» Information provided:
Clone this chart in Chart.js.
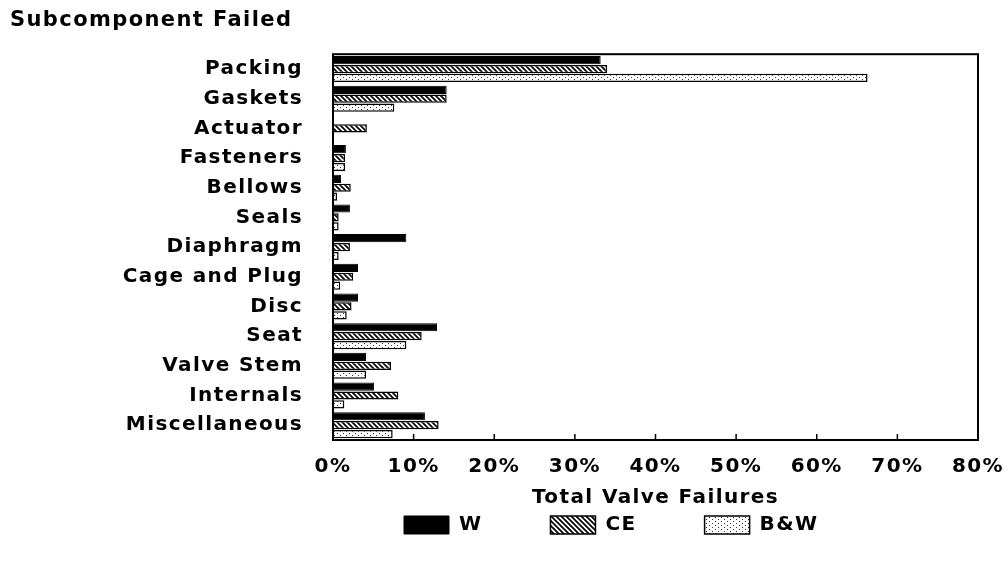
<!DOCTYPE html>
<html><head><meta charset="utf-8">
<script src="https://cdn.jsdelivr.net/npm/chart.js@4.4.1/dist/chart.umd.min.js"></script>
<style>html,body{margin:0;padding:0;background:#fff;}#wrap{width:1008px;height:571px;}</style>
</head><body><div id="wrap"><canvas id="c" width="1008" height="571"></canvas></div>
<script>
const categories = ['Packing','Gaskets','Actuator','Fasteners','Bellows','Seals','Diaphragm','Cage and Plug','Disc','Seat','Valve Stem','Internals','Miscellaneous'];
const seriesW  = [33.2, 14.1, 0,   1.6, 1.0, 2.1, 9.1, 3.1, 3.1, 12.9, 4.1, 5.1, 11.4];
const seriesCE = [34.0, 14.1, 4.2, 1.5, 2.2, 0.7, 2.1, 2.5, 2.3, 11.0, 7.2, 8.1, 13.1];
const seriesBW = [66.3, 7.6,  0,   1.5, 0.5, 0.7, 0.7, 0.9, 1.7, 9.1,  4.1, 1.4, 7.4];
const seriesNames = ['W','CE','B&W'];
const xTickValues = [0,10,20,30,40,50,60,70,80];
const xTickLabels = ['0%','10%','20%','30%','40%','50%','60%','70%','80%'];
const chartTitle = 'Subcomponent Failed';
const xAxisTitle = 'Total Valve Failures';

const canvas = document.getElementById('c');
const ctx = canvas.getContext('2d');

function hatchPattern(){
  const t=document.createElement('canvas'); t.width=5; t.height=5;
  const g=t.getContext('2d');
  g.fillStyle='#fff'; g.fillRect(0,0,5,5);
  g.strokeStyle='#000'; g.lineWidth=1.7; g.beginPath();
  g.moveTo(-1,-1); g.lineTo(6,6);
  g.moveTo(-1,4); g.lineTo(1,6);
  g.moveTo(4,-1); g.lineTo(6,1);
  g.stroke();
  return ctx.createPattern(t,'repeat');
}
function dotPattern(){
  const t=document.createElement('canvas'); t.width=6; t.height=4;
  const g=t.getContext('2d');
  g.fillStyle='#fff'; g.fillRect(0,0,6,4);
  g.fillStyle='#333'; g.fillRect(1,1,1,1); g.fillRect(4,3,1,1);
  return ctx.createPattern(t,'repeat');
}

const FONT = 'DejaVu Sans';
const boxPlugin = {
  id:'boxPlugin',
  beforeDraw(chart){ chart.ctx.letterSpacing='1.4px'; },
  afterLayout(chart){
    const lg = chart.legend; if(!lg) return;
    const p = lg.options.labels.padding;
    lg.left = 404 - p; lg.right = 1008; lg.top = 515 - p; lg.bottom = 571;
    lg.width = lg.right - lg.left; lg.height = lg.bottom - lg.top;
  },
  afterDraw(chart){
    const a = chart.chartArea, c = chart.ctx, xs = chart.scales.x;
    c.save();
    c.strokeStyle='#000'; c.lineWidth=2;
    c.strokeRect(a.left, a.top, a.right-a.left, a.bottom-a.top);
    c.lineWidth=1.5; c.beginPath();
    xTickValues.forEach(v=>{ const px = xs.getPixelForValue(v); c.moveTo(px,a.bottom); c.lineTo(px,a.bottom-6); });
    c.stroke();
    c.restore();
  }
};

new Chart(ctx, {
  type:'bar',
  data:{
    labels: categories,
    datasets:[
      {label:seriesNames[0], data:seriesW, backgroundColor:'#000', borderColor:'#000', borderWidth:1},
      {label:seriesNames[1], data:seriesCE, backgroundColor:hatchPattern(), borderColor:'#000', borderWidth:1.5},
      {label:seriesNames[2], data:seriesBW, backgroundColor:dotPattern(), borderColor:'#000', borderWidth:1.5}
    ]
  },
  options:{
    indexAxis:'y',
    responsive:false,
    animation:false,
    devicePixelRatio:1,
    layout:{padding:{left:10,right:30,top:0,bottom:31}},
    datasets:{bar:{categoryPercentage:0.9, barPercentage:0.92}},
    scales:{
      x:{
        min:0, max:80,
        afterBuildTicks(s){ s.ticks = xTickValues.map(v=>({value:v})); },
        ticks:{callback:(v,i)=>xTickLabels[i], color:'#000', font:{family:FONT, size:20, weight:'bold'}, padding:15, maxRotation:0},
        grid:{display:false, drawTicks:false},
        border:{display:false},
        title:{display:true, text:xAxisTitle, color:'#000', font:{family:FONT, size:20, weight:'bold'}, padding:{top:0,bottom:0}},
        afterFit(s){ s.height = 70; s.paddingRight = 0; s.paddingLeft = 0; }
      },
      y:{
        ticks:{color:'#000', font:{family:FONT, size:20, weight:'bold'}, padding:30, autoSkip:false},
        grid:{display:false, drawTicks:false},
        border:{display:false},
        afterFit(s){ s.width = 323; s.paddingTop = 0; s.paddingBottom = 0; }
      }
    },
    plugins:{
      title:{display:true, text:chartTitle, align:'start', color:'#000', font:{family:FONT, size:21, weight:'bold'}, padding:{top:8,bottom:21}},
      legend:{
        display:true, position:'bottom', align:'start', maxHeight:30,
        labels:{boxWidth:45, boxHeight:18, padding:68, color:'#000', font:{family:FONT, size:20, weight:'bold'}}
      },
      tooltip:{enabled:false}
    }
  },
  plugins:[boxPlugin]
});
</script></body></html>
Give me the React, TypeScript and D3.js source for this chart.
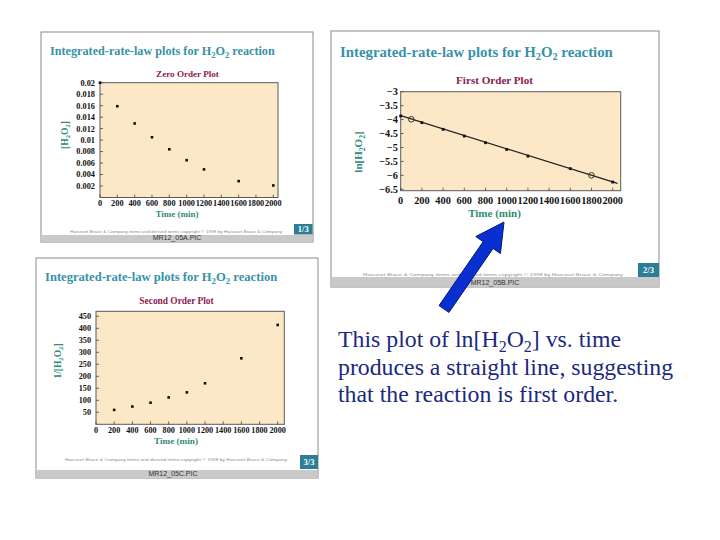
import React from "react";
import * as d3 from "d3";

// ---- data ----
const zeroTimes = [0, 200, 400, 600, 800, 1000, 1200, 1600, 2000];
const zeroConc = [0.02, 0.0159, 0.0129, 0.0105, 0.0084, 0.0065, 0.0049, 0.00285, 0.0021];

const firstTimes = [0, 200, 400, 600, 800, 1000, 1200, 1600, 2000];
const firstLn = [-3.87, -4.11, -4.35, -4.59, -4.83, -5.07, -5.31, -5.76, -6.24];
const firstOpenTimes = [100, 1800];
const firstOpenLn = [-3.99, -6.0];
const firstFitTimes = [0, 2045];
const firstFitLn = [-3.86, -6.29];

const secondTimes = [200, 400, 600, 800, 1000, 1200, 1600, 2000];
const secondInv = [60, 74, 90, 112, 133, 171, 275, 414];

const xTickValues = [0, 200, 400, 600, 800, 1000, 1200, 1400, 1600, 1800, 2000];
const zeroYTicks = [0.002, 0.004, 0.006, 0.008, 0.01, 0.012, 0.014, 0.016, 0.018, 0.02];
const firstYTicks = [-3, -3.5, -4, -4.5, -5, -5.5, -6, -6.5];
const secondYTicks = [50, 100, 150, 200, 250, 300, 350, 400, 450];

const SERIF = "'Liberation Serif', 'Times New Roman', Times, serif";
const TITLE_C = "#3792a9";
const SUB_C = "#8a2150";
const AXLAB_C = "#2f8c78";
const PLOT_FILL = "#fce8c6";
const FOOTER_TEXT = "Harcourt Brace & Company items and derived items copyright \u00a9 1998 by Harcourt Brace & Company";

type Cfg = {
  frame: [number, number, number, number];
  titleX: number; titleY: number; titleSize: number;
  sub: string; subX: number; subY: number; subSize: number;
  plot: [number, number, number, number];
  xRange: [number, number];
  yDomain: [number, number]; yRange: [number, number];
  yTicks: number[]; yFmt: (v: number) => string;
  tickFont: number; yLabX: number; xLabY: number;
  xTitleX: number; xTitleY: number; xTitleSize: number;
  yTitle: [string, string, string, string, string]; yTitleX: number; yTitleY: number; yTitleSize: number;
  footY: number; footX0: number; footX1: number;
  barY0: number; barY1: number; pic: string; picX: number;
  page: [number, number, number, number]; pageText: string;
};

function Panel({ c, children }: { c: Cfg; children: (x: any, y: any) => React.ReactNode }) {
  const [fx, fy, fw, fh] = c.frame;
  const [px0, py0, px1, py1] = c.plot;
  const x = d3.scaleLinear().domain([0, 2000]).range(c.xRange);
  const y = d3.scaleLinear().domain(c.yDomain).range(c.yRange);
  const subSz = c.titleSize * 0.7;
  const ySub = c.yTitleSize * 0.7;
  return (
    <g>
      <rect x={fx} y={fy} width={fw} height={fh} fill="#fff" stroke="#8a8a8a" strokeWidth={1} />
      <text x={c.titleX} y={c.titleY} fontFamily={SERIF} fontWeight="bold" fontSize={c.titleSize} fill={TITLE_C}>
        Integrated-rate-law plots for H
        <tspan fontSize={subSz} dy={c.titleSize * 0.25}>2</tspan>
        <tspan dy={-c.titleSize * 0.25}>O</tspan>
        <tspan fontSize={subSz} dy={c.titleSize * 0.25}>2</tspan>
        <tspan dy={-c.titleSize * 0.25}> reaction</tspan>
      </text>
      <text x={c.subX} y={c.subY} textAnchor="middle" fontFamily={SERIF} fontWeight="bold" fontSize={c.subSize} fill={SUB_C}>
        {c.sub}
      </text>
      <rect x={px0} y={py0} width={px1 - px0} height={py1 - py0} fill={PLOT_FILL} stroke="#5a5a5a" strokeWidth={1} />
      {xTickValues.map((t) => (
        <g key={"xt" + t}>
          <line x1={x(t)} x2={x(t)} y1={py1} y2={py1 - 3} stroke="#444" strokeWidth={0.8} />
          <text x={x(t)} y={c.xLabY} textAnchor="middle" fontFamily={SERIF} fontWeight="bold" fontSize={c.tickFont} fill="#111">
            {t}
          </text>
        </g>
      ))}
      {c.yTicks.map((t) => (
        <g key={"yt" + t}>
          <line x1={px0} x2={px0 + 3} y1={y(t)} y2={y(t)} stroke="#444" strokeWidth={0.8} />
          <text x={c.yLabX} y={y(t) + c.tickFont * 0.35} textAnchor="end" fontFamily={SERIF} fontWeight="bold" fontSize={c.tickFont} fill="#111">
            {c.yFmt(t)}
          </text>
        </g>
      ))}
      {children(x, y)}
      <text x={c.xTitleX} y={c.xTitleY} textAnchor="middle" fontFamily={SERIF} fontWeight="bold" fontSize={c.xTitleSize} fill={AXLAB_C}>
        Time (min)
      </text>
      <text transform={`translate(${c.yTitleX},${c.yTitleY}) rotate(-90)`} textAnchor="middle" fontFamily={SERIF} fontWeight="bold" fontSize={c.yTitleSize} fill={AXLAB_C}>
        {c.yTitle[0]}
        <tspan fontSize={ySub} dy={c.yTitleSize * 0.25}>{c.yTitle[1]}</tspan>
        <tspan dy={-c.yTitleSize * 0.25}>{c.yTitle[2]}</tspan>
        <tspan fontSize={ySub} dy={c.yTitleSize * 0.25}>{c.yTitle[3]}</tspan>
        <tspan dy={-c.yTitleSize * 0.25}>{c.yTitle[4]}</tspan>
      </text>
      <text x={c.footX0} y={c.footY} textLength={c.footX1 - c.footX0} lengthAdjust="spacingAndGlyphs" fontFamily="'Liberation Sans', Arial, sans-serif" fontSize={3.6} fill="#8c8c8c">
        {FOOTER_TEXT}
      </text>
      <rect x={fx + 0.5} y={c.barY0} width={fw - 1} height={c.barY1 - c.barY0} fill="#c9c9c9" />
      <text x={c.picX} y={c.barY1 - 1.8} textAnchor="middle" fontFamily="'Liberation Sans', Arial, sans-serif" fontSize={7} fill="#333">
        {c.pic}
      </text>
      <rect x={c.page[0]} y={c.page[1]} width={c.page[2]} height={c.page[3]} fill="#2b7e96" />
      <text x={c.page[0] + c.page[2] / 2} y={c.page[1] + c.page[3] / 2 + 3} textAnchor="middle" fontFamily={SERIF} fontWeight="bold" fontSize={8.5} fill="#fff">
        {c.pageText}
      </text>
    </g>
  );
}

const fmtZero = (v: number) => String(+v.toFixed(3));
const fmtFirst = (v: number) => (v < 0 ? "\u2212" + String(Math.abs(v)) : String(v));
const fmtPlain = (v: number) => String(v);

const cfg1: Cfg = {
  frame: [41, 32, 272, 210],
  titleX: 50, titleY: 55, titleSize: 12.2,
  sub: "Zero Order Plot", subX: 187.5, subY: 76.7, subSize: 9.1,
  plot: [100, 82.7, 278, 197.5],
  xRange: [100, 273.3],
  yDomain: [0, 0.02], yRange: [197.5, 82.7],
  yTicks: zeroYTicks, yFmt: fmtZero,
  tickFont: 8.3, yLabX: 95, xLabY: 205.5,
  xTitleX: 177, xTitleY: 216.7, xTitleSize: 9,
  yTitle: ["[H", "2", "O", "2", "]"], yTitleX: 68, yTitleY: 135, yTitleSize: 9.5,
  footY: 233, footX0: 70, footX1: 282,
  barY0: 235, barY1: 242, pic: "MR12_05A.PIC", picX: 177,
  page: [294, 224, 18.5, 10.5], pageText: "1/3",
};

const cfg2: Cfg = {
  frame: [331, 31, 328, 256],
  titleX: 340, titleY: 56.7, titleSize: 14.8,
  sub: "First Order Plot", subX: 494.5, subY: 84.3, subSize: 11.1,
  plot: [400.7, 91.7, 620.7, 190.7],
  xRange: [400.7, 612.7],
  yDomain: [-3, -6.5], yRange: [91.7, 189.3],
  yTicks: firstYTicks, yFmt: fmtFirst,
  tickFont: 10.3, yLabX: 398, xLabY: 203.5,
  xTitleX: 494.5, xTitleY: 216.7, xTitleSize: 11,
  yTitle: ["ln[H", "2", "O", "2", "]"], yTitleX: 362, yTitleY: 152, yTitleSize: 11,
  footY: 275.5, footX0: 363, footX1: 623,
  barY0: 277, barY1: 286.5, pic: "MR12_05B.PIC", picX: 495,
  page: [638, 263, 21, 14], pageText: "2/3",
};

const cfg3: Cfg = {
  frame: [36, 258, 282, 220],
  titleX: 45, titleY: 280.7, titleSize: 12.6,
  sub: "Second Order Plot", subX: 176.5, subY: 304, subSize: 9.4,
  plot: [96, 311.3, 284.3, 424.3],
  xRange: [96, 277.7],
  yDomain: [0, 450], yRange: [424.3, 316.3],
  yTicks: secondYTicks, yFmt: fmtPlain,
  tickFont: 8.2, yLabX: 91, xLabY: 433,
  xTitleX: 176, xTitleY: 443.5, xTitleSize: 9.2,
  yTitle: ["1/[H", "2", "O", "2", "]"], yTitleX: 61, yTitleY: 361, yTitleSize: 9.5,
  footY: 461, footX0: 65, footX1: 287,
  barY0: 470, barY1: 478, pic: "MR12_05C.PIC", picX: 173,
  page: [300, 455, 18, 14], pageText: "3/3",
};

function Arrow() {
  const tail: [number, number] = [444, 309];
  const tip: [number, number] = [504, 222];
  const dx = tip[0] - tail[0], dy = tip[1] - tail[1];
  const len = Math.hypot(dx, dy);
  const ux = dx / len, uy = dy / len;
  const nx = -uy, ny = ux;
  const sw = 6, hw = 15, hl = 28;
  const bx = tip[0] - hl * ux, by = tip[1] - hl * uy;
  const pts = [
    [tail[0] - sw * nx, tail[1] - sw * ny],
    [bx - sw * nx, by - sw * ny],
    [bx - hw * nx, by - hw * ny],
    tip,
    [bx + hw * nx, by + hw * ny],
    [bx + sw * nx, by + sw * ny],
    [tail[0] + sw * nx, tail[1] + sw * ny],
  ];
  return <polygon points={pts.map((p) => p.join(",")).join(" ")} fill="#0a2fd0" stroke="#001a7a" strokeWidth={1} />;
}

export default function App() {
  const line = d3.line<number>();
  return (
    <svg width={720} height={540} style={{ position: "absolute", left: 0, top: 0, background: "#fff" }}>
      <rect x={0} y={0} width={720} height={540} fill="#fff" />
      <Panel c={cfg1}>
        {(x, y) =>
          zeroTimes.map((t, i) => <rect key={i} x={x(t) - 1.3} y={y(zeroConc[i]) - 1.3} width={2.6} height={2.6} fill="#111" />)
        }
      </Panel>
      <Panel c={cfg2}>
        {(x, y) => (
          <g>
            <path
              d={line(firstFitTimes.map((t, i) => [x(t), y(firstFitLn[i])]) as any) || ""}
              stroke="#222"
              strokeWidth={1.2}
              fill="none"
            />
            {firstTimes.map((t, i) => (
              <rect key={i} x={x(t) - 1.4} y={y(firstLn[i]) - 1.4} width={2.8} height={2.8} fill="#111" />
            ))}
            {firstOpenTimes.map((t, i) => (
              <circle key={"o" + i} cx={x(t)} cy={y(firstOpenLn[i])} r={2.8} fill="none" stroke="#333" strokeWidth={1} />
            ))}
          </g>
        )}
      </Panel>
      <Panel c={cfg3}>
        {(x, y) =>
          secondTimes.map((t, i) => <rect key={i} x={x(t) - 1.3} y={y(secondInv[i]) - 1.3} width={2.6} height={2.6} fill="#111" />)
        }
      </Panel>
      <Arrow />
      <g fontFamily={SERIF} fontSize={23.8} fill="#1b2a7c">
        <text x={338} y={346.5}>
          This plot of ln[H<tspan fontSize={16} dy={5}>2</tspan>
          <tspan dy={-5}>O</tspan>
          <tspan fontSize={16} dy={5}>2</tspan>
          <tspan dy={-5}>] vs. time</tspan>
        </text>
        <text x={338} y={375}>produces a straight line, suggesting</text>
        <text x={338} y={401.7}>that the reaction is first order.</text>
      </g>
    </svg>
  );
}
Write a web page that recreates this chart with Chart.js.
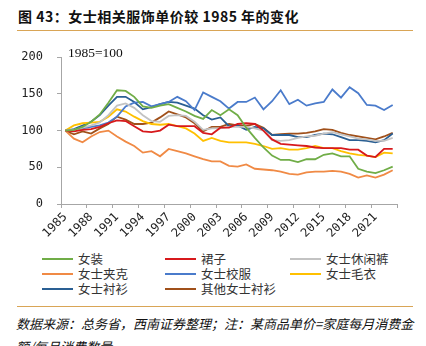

» Task to complete: Make an exact copy of the lines from the one holding "Give me the" through the one holding "0.0049, 0.00285, 0.0021];", end lines included, without the pictures.

» Answer to the task:
Give me the React, TypeScript and D3.js source for this chart.
import React from "react";
import * as d3 from "d3";

// ---- data ----
const zeroTimes = [0, 200, 400, 600, 800, 1000, 1200, 1600, 2000];
const zeroConc = [0.02, 0.0159, 0.0129, 0.0105, 0.0084, 0.0065, 0.0049, 0.00285, 0.0021];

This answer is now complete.